Webbing type adhesives and veneer

      Ar canister spary systems appropriate for use with sheet veneer? September 25, 2002

I'm looking for feedback on using canister spray contact adhesive systems like F200 from Formica or Sta-Put, for use with bubble-free veneer or Phenolic backed veneer. Other backed veneers are not a consideration. Application is only to glue veneer to large curved walls where other methods are not feasible.

Forum Responses
I don't recommend webbing contact adhesive for any sheet veneer product. But if you must use that type of adhesive, use the phenolic backed sheet veneer. Apply as close as possible to 100% coverage on both surfaces. Leave open at least 45 minutes before applying the two surfaces together. Then apply as much pressure as possible with a wood scraper.

Locke Wilde, forum technical advisor

Locke, why don't you recommend webbing type adhesives on sheet veneer?

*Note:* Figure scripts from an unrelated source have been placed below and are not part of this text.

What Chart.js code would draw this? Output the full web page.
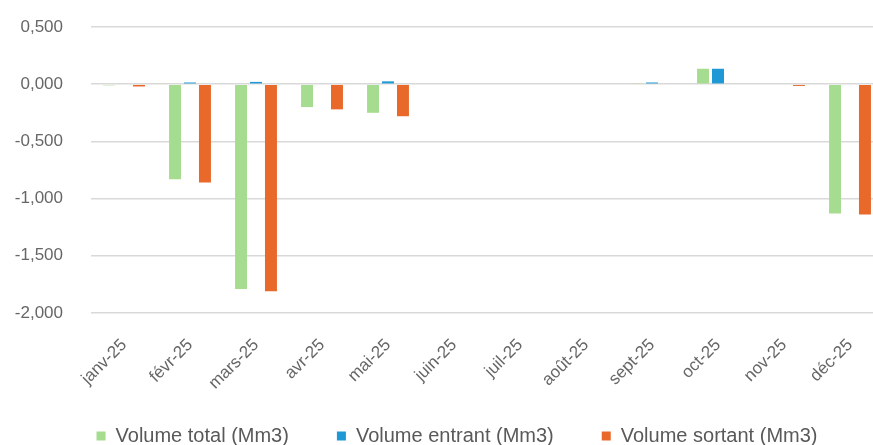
<!DOCTYPE html>
<html>
<head>
<meta charset="utf-8">
<script src="https://cdn.jsdelivr.net/npm/chart.js@4"></script>
<style>
html,body{margin:0;padding:0;overflow:hidden;background:#fff;}
#wrap{position:absolute;left:0;top:0;width:929px;height:456px;}
</style>
</head>
<body>
<div id="wrap"><canvas id="c" width="929" height="456"></canvas></div>
<script>
const categories = ['janv-25','févr-25','mars-25','avr-25','mai-25','juin-25','juil-25','août-25','sept-25','oct-25','nov-25','déc-25'];
const volumeTotal   = [-0.01, -0.83, -1.79, -0.20, -0.25, 0, 0, 0, 0.005, 0.135, 0, -1.13];
const volumeEntrant = [0, 0.015, 0.02, 0, 0.025, 0, 0, 0, 0.015, 0.135, 0, 0];
const volumeSortant = [-0.02, -0.86, -1.81, -0.22, -0.28, 0, 0, 0, 0, 0, -0.015, -1.14];
const yTicks = [0.5, 0, -0.5, -1, -1.5, -2];

const fmt = v => v.toFixed(3).replace('.', ',');
const FONT = "'Liberation Sans', Arial, sans-serif";
const noClip = s => { s._computeLabelArea = () => undefined; };

new Chart(document.getElementById('c'), {
  type: 'bar',
  data: {
    labels: categories,
    datasets: [
      {label: 'Volume total (Mm3)', data: volumeTotal, backgroundColor: '#a6dc8f'},
      {label: 'Volume entrant (Mm3)', data: volumeEntrant, backgroundColor: '#1f98d6'},
      {label: 'Volume sortant (Mm3)', data: volumeSortant, backgroundColor: '#e8692a'}
    ]
  },
  options: {
    responsive: false,
    animation: false,
    devicePixelRatio: 1,
    datasets: {bar: {categoryPercentage: 0.68, barPercentage: 0.8}},
    layout: {padding: {left: 31, right: 46, top: 27, bottom: 0}},
    plugins: {
      tooltip: {enabled: false},
      legend: {
        position: 'bottom',
        labels: {
          font: {family: FONT, size: 20},
          color: '#595959',
          boxWidth: 9, boxHeight: 9,
          padding: 48
        }
      }
    },
    scales: {
      x: {
        grid: {display: false, drawTicks: false},
        border: {display: false},
        ticks: {
          font: {family: FONT, size: 17},
          color: '#666',
          minRotation: 45, maxRotation: 45,
          padding: 22
        },
        afterFit: s => { s.height = 65; s.paddingLeft = 0; s.paddingRight = 0; noClip(s); }
      },
      y: {
        min: -2, max: 0.5,
        afterBuildTicks: s => { s.ticks = yTicks.map(v => ({value: v})); },
        grid: {color: '#d9d9d9', lineWidth: 1.5, drawTicks: false},
        border: {display: false},
        ticks: {
          font: {family: FONT, size: 17},
          color: '#666',
          padding: 28,
          callback: v => fmt(v)
        },
        afterFit: s => { s.width = 60; s.paddingTop = 0; s.paddingBottom = 0; noClip(s); }
      }
    }
  }
});
</script>
</body>
</html>
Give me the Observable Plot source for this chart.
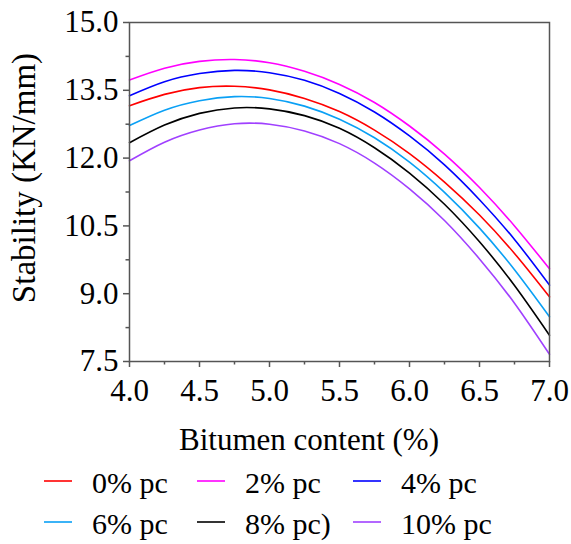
<!DOCTYPE html>
<html>
<head>
<meta charset="utf-8">
<script src="https://cdn.jsdelivr.net/npm/d3@7"></script>
<script src="https://cdn.jsdelivr.net/npm/@observablehq/plot@0.6"></script>
<style>
  html, body { margin: 0; padding: 0; background: #fff; }
  #chart svg { display: block; }
</style>
</head>
<body>
<div id="chart"></div>
<script>
// Bitumen content (%)
const bitumen = [4.0, 4.25, 4.5, 4.75, 5.0, 5.25, 5.5, 5.75, 6.0, 6.25, 6.5, 6.75, 7.0];

// Stability (KN/mm) per series
const pc0  = [13.16, 13.41, 13.56, 13.59, 13.51, 13.32, 13.03, 12.62, 12.10, 11.47, 10.74, 9.89, 8.93];
const pc2  = [13.73, 13.99, 14.14, 14.18, 14.11, 13.92, 13.63, 13.23, 12.71, 12.09, 11.35, 10.50, 9.55];
const pc4  = [13.38, 13.69, 13.87, 13.94, 13.89, 13.72, 13.43, 13.02, 12.49, 11.85, 11.08, 10.20, 9.19];
const pc6  = [12.72, 13.06, 13.27, 13.36, 13.32, 13.15, 12.86, 12.45, 11.91, 11.24, 10.45, 9.53, 8.49];
const pc8  = [12.34, 12.73, 12.99, 13.11, 13.09, 12.94, 12.66, 12.23, 11.67, 10.98, 10.15, 9.18, 8.08];
const pc10 = [11.94, 12.35, 12.62, 12.76, 12.75, 12.60, 12.32, 11.89, 11.32, 10.62, 9.77, 8.79, 7.66];

const seriesNames  = ["0% pc", "2% pc", "4% pc", "6% pc", "8% pc)", "10% pc"];
const seriesValues = [pc0, pc2, pc4, pc6, pc8, pc10];
const seriesColors = ["#ff0000", "#ff00ff", "#0000ff", "#0aa0f5", "#000000", "#a040ff"];

const xTicks = [4.0, 4.5, 5.0, 5.5, 6.0, 6.5, 7.0];
const xMinor = [4.25, 4.75, 5.25, 5.75, 6.25, 6.75];
const yTicks = [7.5, 9.0, 10.5, 12.0, 13.5, 15.0];
const yMinor = [8.25, 9.75, 11.25, 12.75, 14.25];

const rows = [];
seriesNames.forEach((name, i) => {
  bitumen.forEach((b, j) => rows.push({series: name, x: b, y: seriesValues[i][j]}));
});

const font = "Liberation Serif";
const axisGray = "#555555";

const chart = Plot.plot({
  width: 571,
  height: 544,
  marginLeft: 129,
  marginRight: 22,
  marginTop: 22,
  marginBottom: 183,
  style: {fontSize: "31px", color: "#000", background: "#fff"},
  x: {domain: [4, 7]},
  y: {domain: [7.5, 15]},
  color: {domain: seriesNames, range: seriesColors},
  marks: [
    Plot.axisX({ticks: xTicks, tickFormat: d => d.toFixed(1), tickSize: 6, tickPadding: 11, stroke: axisGray, fill: "#000", strokeWidth: 1.5, label: null, fontSize: 31}),
    Plot.axisX({ticks: xMinor, tickFormat: () => "", tickSize: 3.5, stroke: axisGray, strokeWidth: 1.5, label: null}),
    Plot.axisY({ticks: yTicks, tickFormat: d => d.toFixed(1), tickSize: 6, tickPadding: 5, stroke: axisGray, fill: "#000", strokeWidth: 1.5, label: null, fontSize: 31}),
    Plot.axisY({ticks: yMinor, tickFormat: () => "", tickSize: 3.5, stroke: axisGray, strokeWidth: 1.5, label: null}),
    Plot.line(rows, {x: "x", y: "y", z: "series", stroke: "series", strokeWidth: 1.6, curve: "natural"}),
    Plot.frame({stroke: axisGray, strokeWidth: 1.5})
  ]
});

document.getElementById("chart").appendChild(chart);

// Axis titles and legend
const svg = d3.select(chart);
svg.append("text")
  .attr("x", 309).attr("y", 450)
  .attr("text-anchor", "middle")
  .attr("font-size", 31).attr("fill", "#000")
  .text("Bitumen content (%)");

svg.append("text")
  .attr("transform", "translate(35,178) rotate(-90)")
  .attr("text-anchor", "middle")
  .attr("font-size", 33).attr("fill", "#000")
  .text("Stability (KN/mm)");

const legendCols = [44, 197, 353];
const legendRows = [481, 522];
const legend = svg.append("g");
seriesNames.forEach((name, i) => {
  const cx = legendCols[i % 3];
  const cy = legendRows[Math.floor(i / 3)];
  legend.append("line")
    .attr("x1", cx).attr("x2", cx + 28)
    .attr("y1", cy).attr("y2", cy)
    .attr("stroke", seriesColors[i]).attr("stroke-width", 1.6);
  legend.append("text")
    .attr("x", cx + 48).attr("y", cy + 12)
    .attr("text-anchor", "start")
    .attr("font-size", 30).attr("fill", "#000")
    .text(name);
});

chart.setAttribute("font-family", font);
chart.querySelectorAll("text, tspan, g").forEach(el => {
  el.setAttribute("font-family", font);
  el.style.setProperty("font-family", font, "important");
});
</script>
</body>
</html>
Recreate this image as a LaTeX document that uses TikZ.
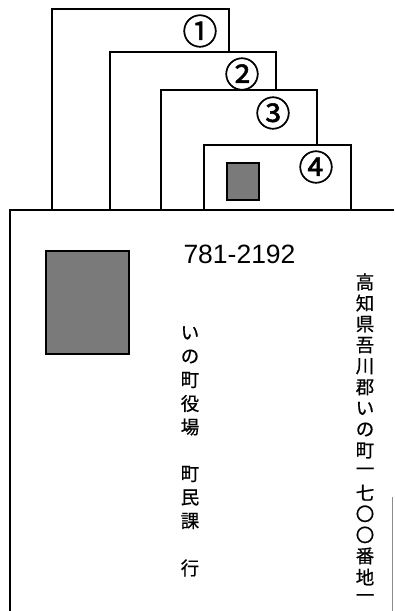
\documentclass[tikz,border=0pt]{standalone}
\usepackage{fontspec}
\setmainfont{Liberation Sans}
\newfontfamily\cjk[FakeBold=0.6]{Noto Sans CJK JP}
\newfontfamily\cjkc[FakeBold=1.5]{Noto Sans CJK JP}
\begin{document}
\begin{tikzpicture}[x=1pt,y=-1pt,
  card/.style={draw=black,line width=1.4pt,fill=white},
  stampbox/.style={draw=black,line width=1.2pt,fill=black!52},
  circnum/.style={font=\cjkc\fontsize{35}{35}\selectfont,inner sep=0pt},
  vt/.style={font=\cjk\fontsize{18.5}{18.5}\selectfont,inner sep=0pt},
  zip/.style={font=\fontsize{26.5}{26.5}\selectfont,inner sep=0pt}]
\useasboundingbox (0,0) rectangle (394,611);
% stacked cards
\draw[card] (52,210) -- (52,9) -- (229,9) -- (229,210);
\draw[card] (110,210) -- (110,52) -- (276,52) -- (276,210);
\draw[card] (161,210) -- (161,90) -- (317,90) -- (317,210);
\draw[card] (204,210) -- (204,145) -- (351,145) -- (351,210);
\node[circnum] (n1) at (200,31) {①};
\node[circnum] (n2) at (242,74) {②};
\node[circnum] (n3) at (273,113) {③};
\node[circnum] (n4) at (316,167) {④};
\node[stampbox,minimum width=32pt,minimum height=37pt,inner sep=0pt] (s4) at (243,181.5) {};
% envelope
\draw[line width=1.3pt] (10,611) -- (10,210) -- (394,210);
\draw[black!45,line width=0.8pt] (392,497) -- (392,611);
\node[stampbox,minimum width=83pt,minimum height=103pt,inner sep=0pt] (stamp) at (87.5,302.5) {};
\node[zip] (zip) at (239.5,254) {781-2192};
\foreach \c/\k in {い/0,の/1,町/2,役/3,場/4,町/6,民/7,課/8,行/10}
  \node[vt] (L\k) at (190,{333+23.5*\k}) {\c};
\foreach \c [count=\i from 0] in {高,知,県,吾,川,郡,い,の,町,一,七,〇,〇,番,地,一}
  \node[vt] (R\i) at (365,{282+21.07*\i}) {\c};
\end{tikzpicture}
\end{document}
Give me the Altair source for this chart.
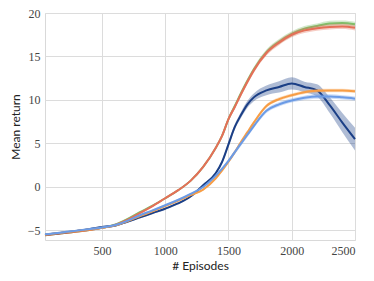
import altair as alt
import pandas as pd

episodes = [50, 200, 400, 500, 600, 700, 800, 900, 1000, 1100, 1200, 1300, 1400,
            1450, 1500, 1550, 1600, 1650, 1700, 1800, 1900, 2000, 2100, 2200,
            2300, 2400, 2500]

green = [-5.55, -5.3, -4.95, -4.7, -4.35, -3.7, -2.9, -2.15, -1.3, -0.4, 0.7, 2.3, 4.5,
         5.9, 7.8, 9.3, 10.8, 12.2, 13.5, 15.5, 16.7, 17.6, 18.2, 18.5, 18.8, 18.85, 18.7]
red = [-5.55, -5.3, -4.95, -4.7, -4.4, -3.8, -3.0, -2.2, -1.3, -0.4, 0.7, 2.3, 4.5,
       5.9, 7.8, 9.2, 10.7, 12.1, 13.4, 15.4, 16.6, 17.5, 18.0, 18.25, 18.4, 18.45, 18.3]
navy = [-5.5, -5.25, -4.85, -4.6, -4.45, -4.0, -3.5, -3.0, -2.5, -1.9, -1.1, 0.2, 1.6,
        2.9, 4.9, 6.9, 8.3, 9.5, 10.3, 11.1, 11.5, 11.9, 11.5, 11.1, 9.4, 7.4, 5.5]
orange = [-5.5, -5.25, -4.9, -4.7, -4.45, -3.95, -3.35, -2.8, -2.2, -1.6, -0.95, -0.3, 1.0,
          1.9, 2.9, 4.0, 5.2, 6.3, 7.4, 9.3, 10.1, 10.55, 10.9, 11.05, 11.1, 11.1, 11.0]
lightblue = [-5.45, -5.2, -4.85, -4.65, -4.4, -3.9, -3.25, -2.7, -2.1, -1.5, -0.8, 0.0, 1.3,
             2.1, 3.0, 4.0, 5.0, 6.0, 7.0, 8.75, 9.5, 9.95, 10.25, 10.4, 10.4, 10.3, 10.15]

# band half-widths
green_sd = [0.1] * 13 + [0.2, 0.25, 0.25, 0.3, 0.3, 0.3, 0.3, 0.3, 0.3, 0.3, 0.3, 0.3, 0.3, 0.3]
red_sd = [0.1] * 13 + [0.2, 0.25, 0.25, 0.3, 0.3, 0.3, 0.3, 0.3, 0.3, 0.3, 0.3, 0.3, 0.3, 0.3]
navy_sd = [0.12] * 13 + [0.2, 0.3, 0.3, 0.35, 0.4, 0.45, 0.55, 0.65, 0.7, 0.6, 0.7, 0.9, 1.1, 1.3]
orange_sd = [0.1] * 13 + [0.15, 0.2, 0.2, 0.2, 0.2, 0.2, 0.2, 0.2, 0.2, 0.2, 0.2, 0.2, 0.2, 0.2]
lightblue_sd = [0.1] * 13 + [0.15, 0.2, 0.25, 0.25, 0.25, 0.25, 0.25, 0.25, 0.25, 0.25, 0.25, 0.25, 0.25, 0.25]

series = [
    ("green", green, green_sd, "#7fbf6a"),
    ("red", red, red_sd, "#e56f58"),
    ("navy", navy, navy_sd, "#1b3f86"),
    ("orange", orange, orange_sd, "#f79d45"),
    ("lightblue", lightblue, lightblue_sd, "#6b9be6"),
]

x_scale = alt.Scale(domain=[50, 2500], nice=False, zero=False)
y_scale = alt.Scale(domain=[-6.1, 20], nice=False, zero=False)

x_axis = alt.Axis(values=[500, 1000, 1500, 2000, 2500], title="# Episodes", format="d")
y_axis = alt.Axis(values=[-5, 0, 5, 10, 15, 20], title="Mean return", format="d")

layers = []
for name, vals, sd, col in series:
    df = pd.DataFrame({
        "x": episodes,
        "y": vals,
        "lo": [v - s for v, s in zip(vals, sd)],
        "hi": [v + s for v, s in zip(vals, sd)],
    })
    band = alt.Chart(df).mark_area(color=col, opacity=0.35, interpolate="monotone").encode(
        x=alt.X("x:Q", scale=x_scale, axis=x_axis),
        y=alt.Y("lo:Q", scale=y_scale, axis=y_axis),
        y2="hi:Q",
    )
    line = alt.Chart(df).mark_line(color=col, strokeWidth=2, interpolate="monotone").encode(
        x=alt.X("x:Q", scale=x_scale, axis=x_axis),
        y=alt.Y("y:Q", scale=y_scale, axis=y_axis),
    )
    layers.append(band)
    layers.append(line)

chart = alt.layer(*layers).properties(
    width=310,
    height=227,
    autosize=alt.AutoSizeParams(type="none"),
    padding={"left": 37, "top": 5, "right": 11, "bottom": 32},
).configure(
    font="Lato",
).configure_view(
    stroke="#d9d9d9", strokeWidth=1
).configure_axis(
    domain=False,
    ticks=False,
    grid=True,
    gridColor="#dcdcdc",
    gridWidth=1,
    labelFont="Liberation Serif",
    labelFontSize=12,
    labelColor="#444444",
    titleFont="Lato",
    titleFontSize=12,
    titleFontWeight="normal",
    titleColor="#222222",
).configure_axisX(
    labelPadding=5,
    titlePadding=4,
).configure_axisY(
    labelPadding=5,
    titlePadding=5,
)

chart.save("out.html", embed_options={"renderer": "svg", "actions": False})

I know 10 and 20 mil paper back will telegraph the glue pattern, and will offer no barrier to finishing products. I'm curious about its use with sheet veneers with suitable backs for contact adhesive. Bubble-free paper backed veneer has alternate layers of paper and melamine resins, the resins offering the proper adhesive barrier, or so its suppliers claim. What is it about the adhesive you feel is not good with this type of sheet veneer - adhesion, telegraphing, or barrier to finishing products? Which contact adhesive would you recommend? Is there a sprayable adhesive that lays down flat that is a canister system? If not, what is a good spray adhesive using the typical pot setup?

Most canister adhesives come out in a heaver web pattern than conventional spray adhesives do with a gun that you can regulate. The problem with the web type adhesive is the buildup. When you start doing a box coat pattern to apply your adhesive, the overlaps can build up too much in some areas, while in other areas you still need to apply more adhesive to get 100% coverage on your two substrates. Well, if you look at this happening on the back of the sheet veneer and also happening on your substrate, the build you get in some areas is too much adhesive. The pressure from a wood scraper won't even take out the limbs and unevenness.

Yes, you are correct that the thicker backers help mask this problem somewhat. The reason is that they are more ridge and more forgiving. They hide more imperfections in substrates and your glue line, but they will fail. They are not totally blister free, check free, or free from any other problem that is caused by improper installation. I have seen failures in all sheet veneer backers over the years. But the largest reason for failure in sheet veneer is at the glue line - either not enough adhesive, not enough pressure or wrong adhesive and wrong pressure for the job.

If the canisters work for you, then go for it. They don't work for me because I don't want to limit myself to using only thick backers on my faces of veneer. Thick backers won't allow me to bend 90 degree corners and 1/8" radius or 1/4" end grain bends. I don't think that veneering should be applied just to flat surfaces.